- **Given records**
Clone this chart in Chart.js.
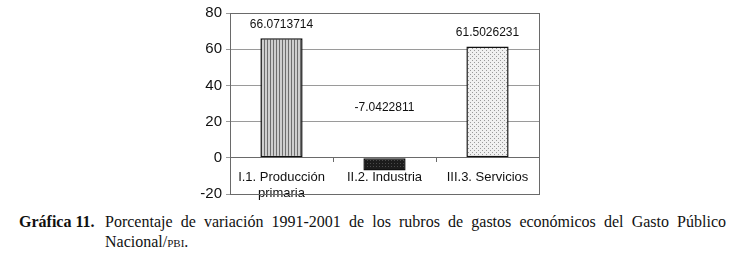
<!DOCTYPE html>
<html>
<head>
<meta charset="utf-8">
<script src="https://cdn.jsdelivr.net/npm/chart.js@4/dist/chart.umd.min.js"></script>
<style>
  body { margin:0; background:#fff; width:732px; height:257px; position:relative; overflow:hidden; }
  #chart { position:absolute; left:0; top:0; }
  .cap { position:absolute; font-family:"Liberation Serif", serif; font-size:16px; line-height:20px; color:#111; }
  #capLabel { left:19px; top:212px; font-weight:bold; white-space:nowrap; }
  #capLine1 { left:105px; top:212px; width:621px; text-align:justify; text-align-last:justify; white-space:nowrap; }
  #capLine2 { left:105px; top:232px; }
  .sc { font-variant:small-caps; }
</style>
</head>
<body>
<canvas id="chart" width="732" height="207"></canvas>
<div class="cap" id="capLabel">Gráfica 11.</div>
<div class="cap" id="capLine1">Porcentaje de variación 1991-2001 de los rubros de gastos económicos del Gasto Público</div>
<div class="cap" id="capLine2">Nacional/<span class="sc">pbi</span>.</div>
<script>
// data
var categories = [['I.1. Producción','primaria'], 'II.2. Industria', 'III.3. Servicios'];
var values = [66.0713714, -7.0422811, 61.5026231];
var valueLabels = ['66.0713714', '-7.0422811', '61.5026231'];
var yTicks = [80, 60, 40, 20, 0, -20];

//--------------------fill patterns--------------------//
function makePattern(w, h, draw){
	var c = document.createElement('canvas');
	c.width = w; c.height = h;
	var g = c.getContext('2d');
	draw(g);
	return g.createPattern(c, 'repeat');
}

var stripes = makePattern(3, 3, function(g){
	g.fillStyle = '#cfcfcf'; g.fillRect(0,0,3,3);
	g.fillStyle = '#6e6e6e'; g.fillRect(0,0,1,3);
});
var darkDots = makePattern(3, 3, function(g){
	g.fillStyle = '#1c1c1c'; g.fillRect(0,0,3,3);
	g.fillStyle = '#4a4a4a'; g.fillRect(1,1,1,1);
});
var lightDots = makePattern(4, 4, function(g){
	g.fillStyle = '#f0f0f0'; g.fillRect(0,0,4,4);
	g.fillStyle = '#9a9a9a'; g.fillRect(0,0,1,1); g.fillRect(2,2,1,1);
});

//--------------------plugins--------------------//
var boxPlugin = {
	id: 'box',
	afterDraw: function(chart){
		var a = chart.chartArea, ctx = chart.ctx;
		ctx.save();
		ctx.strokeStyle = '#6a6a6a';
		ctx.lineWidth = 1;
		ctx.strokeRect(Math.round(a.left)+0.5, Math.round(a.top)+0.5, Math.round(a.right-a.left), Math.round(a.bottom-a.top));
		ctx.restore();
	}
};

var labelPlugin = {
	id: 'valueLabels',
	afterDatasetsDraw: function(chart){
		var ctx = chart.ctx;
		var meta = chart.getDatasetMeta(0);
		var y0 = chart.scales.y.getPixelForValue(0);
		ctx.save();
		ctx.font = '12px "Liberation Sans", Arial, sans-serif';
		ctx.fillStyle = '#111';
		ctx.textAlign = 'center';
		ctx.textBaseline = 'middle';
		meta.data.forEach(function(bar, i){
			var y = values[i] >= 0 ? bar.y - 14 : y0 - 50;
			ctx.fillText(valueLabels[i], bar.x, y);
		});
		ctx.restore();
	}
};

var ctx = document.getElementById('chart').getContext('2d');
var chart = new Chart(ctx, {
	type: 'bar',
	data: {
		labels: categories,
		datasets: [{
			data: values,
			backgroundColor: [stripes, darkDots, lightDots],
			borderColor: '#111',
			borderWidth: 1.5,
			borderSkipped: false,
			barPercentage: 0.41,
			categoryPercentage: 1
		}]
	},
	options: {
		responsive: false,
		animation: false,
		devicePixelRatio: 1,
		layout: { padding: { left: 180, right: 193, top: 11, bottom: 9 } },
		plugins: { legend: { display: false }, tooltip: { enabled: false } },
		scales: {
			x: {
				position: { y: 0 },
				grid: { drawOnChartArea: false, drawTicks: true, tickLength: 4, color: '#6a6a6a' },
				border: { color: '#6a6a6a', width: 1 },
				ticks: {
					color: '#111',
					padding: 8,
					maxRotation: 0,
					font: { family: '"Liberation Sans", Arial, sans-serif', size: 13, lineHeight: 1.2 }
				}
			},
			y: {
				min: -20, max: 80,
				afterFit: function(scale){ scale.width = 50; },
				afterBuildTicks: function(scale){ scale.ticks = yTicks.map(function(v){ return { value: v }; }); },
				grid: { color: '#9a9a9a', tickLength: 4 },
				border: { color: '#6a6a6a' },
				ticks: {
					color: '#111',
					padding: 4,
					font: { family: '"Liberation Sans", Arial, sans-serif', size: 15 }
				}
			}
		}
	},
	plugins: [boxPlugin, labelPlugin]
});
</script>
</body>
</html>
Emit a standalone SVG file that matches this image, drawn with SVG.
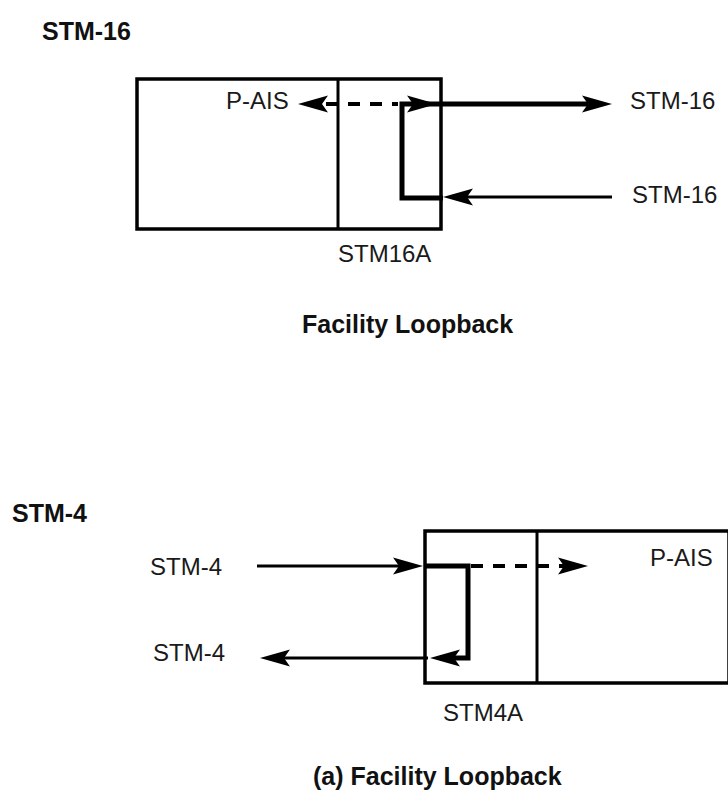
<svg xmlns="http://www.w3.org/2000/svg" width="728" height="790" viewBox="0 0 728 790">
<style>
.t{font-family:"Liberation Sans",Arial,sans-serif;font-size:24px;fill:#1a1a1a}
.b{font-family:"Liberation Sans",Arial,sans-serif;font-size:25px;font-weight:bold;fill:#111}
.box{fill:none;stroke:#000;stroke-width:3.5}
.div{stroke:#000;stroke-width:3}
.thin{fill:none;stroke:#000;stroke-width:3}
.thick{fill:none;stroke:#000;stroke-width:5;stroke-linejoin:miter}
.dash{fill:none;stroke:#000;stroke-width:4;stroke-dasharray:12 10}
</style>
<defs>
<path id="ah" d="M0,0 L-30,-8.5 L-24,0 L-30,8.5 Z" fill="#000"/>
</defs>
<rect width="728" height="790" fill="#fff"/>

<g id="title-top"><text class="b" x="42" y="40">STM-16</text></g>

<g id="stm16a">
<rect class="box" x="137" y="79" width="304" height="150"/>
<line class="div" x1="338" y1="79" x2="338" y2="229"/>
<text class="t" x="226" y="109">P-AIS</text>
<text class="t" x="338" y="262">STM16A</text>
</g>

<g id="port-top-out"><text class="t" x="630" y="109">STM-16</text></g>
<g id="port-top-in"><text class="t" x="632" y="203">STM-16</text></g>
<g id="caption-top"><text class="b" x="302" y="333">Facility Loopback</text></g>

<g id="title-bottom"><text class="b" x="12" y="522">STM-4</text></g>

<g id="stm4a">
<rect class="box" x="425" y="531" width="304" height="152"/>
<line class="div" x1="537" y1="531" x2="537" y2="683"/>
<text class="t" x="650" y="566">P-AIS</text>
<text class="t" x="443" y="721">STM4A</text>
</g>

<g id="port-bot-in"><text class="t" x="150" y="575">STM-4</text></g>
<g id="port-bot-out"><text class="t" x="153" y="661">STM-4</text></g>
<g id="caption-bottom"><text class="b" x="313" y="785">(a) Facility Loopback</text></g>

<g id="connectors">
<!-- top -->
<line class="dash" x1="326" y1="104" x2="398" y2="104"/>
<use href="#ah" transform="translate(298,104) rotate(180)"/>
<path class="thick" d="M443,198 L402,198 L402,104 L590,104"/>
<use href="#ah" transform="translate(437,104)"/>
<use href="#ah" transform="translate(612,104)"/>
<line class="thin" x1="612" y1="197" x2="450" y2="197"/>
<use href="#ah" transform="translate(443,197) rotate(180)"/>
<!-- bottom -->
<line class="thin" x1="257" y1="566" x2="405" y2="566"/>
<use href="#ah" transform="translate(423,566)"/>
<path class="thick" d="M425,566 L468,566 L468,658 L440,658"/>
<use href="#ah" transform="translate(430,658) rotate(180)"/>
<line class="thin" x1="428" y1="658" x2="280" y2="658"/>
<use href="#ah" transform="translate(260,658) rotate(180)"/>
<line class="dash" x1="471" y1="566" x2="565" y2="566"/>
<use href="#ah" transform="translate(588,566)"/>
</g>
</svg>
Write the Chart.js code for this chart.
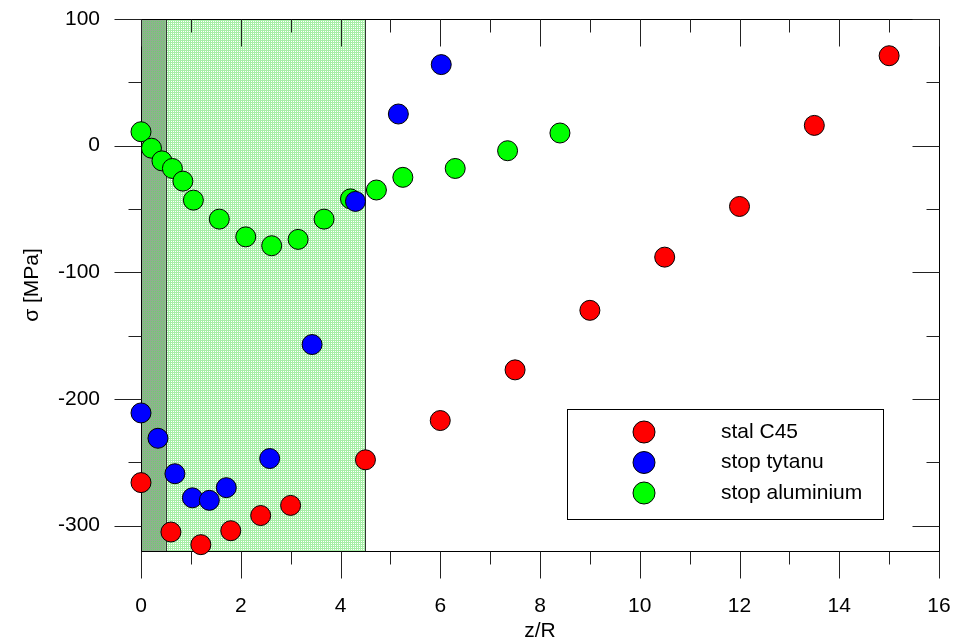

- **Directive**
Count the lines in the records above that contain the word "this", and give only that number.

- **Right answer**
3